→ **ENTRIES SHOWN**
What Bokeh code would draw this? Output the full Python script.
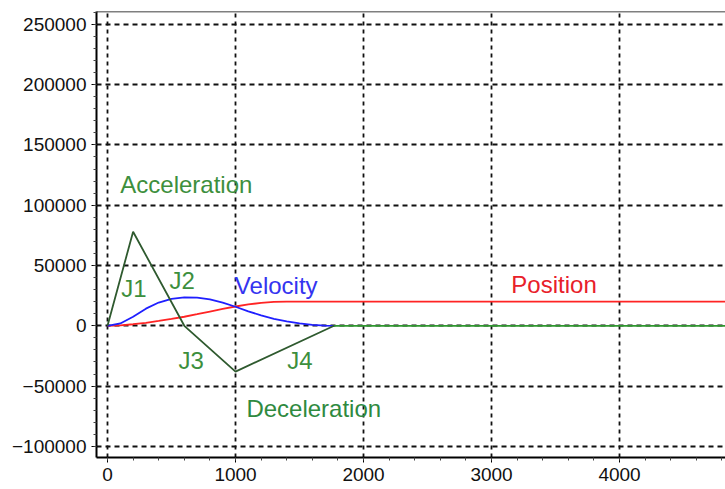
from bokeh.plotting import figure
from bokeh.models import Range1d, SingleIntervalTicker, Span, ColumnDataSource
from bokeh.core.properties import value
from bokeh.embed import file_html
from bokeh.resources import INLINE

# ---- data ----
acc_t = [0, 200, 600, 1000, 1770]
acc = [0, 78000, 0, -38000, 0]
acc_rest_t = [1770, 4830]
acc_rest = [0, 0]

vel_t = [0, 100, 200, 300, 400, 500, 600, 700, 800, 900, 1000, 1100, 1200,
         1300, 1400, 1500, 1600, 1700, 1770]
vel = [0, 1950, 7500, 14200, 19300, 22400, 23600, 23300, 21900, 19300, 15800,
       12000, 8600, 5800, 3700, 2000, 800, 150, 0]

pos_t = [0, 100, 200, 300, 400, 500, 600, 700, 800, 900, 1000, 1100, 1200,
         1300, 1400, 4830]
pos = [0, 400, 1300, 2500, 4000, 5700, 7500, 9600, 11800, 14000, 16000,
       17700, 19000, 19800, 20000, 20000]

label_text = ["Acceleration", "J1", "J2", "Velocity", "Position", "J3", "J4",
              "Deceleration"]
label_x = [100, 107, 485, 995, 3155, 555, 1405, 1085]
label_y = [117300, 31300, 37700, 33000, 34100, -28600, -28600, -68800]
label_color = ["#3d8f3d", "#3d8f3d", "#3d8f3d", "#3434f0", "#e8202a",
               "#3d8f3d", "#3d8f3d", "#2f8a3f"]

X_START, X_END = -86, 4828
Y_START, Y_END = -109200, 260600

p = figure(width=725, height=489, output_backend="svg", toolbar_location=None,
           x_range=Range1d(X_START, X_END), y_range=Range1d(Y_START, Y_END),
           min_border_left=96, min_border_right=0, min_border_top=11,
           min_border_bottom=32)
p.background_fill_color = "white"
p.border_fill_color = "white"
p.outline_line_color = None

p.xaxis.ticker = SingleIntervalTicker(interval=1000, num_minor_ticks=5)
p.yaxis.ticker = SingleIntervalTicker(interval=50000, num_minor_ticks=5)
p.xgrid.ticker = p.xaxis.ticker
p.ygrid.ticker = p.yaxis.ticker

for ax in (p.xaxis, p.yaxis):
    ax.axis_line_width = 2
    ax.axis_line_color = "black"
    ax.major_tick_in = 0
    ax.major_tick_out = 5
    ax.minor_tick_in = 0
    ax.minor_tick_out = 3
    ax.major_tick_line_color = "black"
    ax.minor_tick_line_color = "#444444"
    ax.major_label_text_font = "Liberation Sans"
    ax.major_label_text_font_size = "19px"
    ax.major_label_text_color = "#111111"
    ax.major_label_standoff = 5
p.yaxis.formatter.use_scientific = False

p.xgrid.grid_line_color = "#111111"
p.xgrid.grid_line_width = 1.8
p.xgrid.grid_line_dash = "4 4"
p.ygrid.grid_line_color = "#111111"
p.ygrid.grid_line_width = 1.8
p.ygrid.grid_line_dash = "5 4"

p.add_layout(Span(location=Y_END, dimension="width", line_color="black",
                  line_width=1.5))

p.line(pos_t, pos, line_color="#ff2424", line_width=1.8)
p.line(vel_t, vel, line_color="#1f1fff", line_width=1.8)
p.line(acc_rest_t, acc_rest, line_color="#2f962f", line_width=1.8)
p.line(acc_t, acc, line_color="#2f5a2f", line_width=1.8)

src = ColumnDataSource(dict(x=label_x, y=label_y, t=label_text, c=label_color))
p.text(x="x", y="y", text="t", source=src, text_color="c",
       text_font=value("Liberation Sans"), text_font_size="24px",
       text_align="left", text_baseline="alphabetic")

open("out.html", "w").write(file_html(p, INLINE))
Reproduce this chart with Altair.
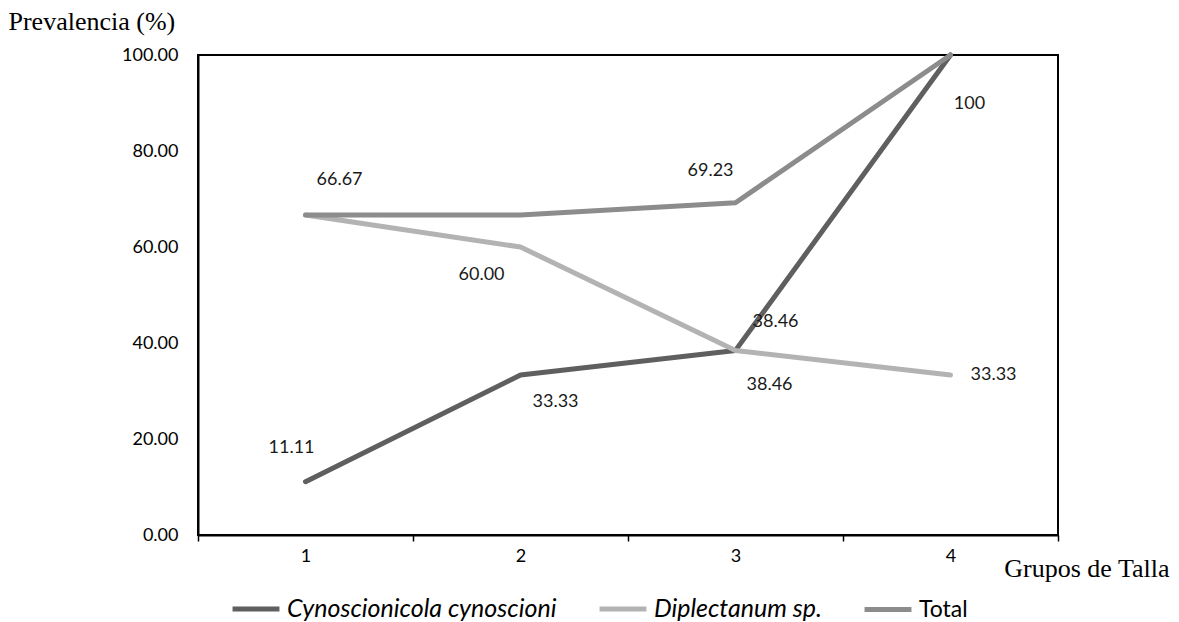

→ **SHORT PROBLEM**
Write out the full set of lines verbatim, without the pictures.

→ **ANSWER TO THE EXERCISE**
What Bokeh code would draw this? Output the full Python script.
from bokeh.plotting import figure
from bokeh.models import Range1d, SingleIntervalTicker, Span, ColumnDataSource
from bokeh.core.properties import value
from bokeh.embed import file_html
from bokeh.resources import INLINE

# ---- data ----
acc_t = [0, 200, 600, 1000, 1770]
acc = [0, 78000, 0, -38000, 0]
acc_rest_t = [1770, 4830]
acc_rest = [0, 0]

vel_t = [0, 100, 200, 300, 400, 500, 600, 700, 800, 900, 1000, 1100, 1200,
         1300, 1400, 1500, 1600, 1700, 1770]
vel = [0, 1950, 7500, 14200, 19300, 22400, 23600, 23300, 21900, 19300, 15800,
       12000, 8600, 5800, 3700, 2000, 800, 150, 0]

pos_t = [0, 100, 200, 300, 400, 500, 600, 700, 800, 900, 1000, 1100, 1200,
         1300, 1400, 4830]
pos = [0, 400, 1300, 2500, 4000, 5700, 7500, 9600, 11800, 14000, 16000,
       17700, 19000, 19800, 20000, 20000]

label_text = ["Acceleration", "J1", "J2", "Velocity", "Position", "J3", "J4",
              "Deceleration"]
label_x = [100, 107, 485, 995, 3155, 555, 1405, 1085]
label_y = [117300, 31300, 37700, 33000, 34100, -28600, -28600, -68800]
label_color = ["#3d8f3d", "#3d8f3d", "#3d8f3d", "#3434f0", "#e8202a",
               "#3d8f3d", "#3d8f3d", "#2f8a3f"]

X_START, X_END = -86, 4828
Y_START, Y_END = -109200, 260600

p = figure(width=725, height=489, output_backend="svg", toolbar_location=None,
           x_range=Range1d(X_START, X_END), y_range=Range1d(Y_START, Y_END),
           min_border_left=96, min_border_right=0, min_border_top=11,
           min_border_bottom=32)
p.background_fill_color = "white"
p.border_fill_color = "white"
p.outline_line_color = None

p.xaxis.ticker = SingleIntervalTicker(interval=1000, num_minor_ticks=5)
p.yaxis.ticker = SingleIntervalTicker(interval=50000, num_minor_ticks=5)
p.xgrid.ticker = p.xaxis.ticker
p.ygrid.ticker = p.yaxis.ticker

for ax in (p.xaxis, p.yaxis):
    ax.axis_line_width = 2
    ax.axis_line_color = "black"
    ax.major_tick_in = 0
    ax.major_tick_out = 5
    ax.minor_tick_in = 0
    ax.minor_tick_out = 3
    ax.major_tick_line_color = "black"
    ax.minor_tick_line_color = "#444444"
    ax.major_label_text_font = "Liberation Sans"
    ax.major_label_text_font_size = "19px"
    ax.major_label_text_color = "#111111"
    ax.major_label_standoff = 5
p.yaxis.formatter.use_scientific = False

p.xgrid.grid_line_color = "#111111"
p.xgrid.grid_line_width = 1.8
p.xgrid.grid_line_dash = "4 4"
p.ygrid.grid_line_color = "#111111"
p.ygrid.grid_line_width = 1.8
p.ygrid.grid_line_dash = "5 4"

p.add_layout(Span(location=Y_END, dimension="width", line_color="black",
                  line_width=1.5))

p.line(pos_t, pos, line_color="#ff2424", line_width=1.8)
p.line(vel_t, vel, line_color="#1f1fff", line_width=1.8)
p.line(acc_rest_t, acc_rest, line_color="#2f962f", line_width=1.8)
p.line(acc_t, acc, line_color="#2f5a2f", line_width=1.8)

src = ColumnDataSource(dict(x=label_x, y=label_y, t=label_text, c=label_color))
p.text(x="x", y="y", text="t", source=src, text_color="c",
       text_font=value("Liberation Sans"), text_font_size="24px",
       text_align="left", text_baseline="alphabetic")

open("out.html", "w").write(file_html(p, INLINE))
Reproduce this chart with Altair.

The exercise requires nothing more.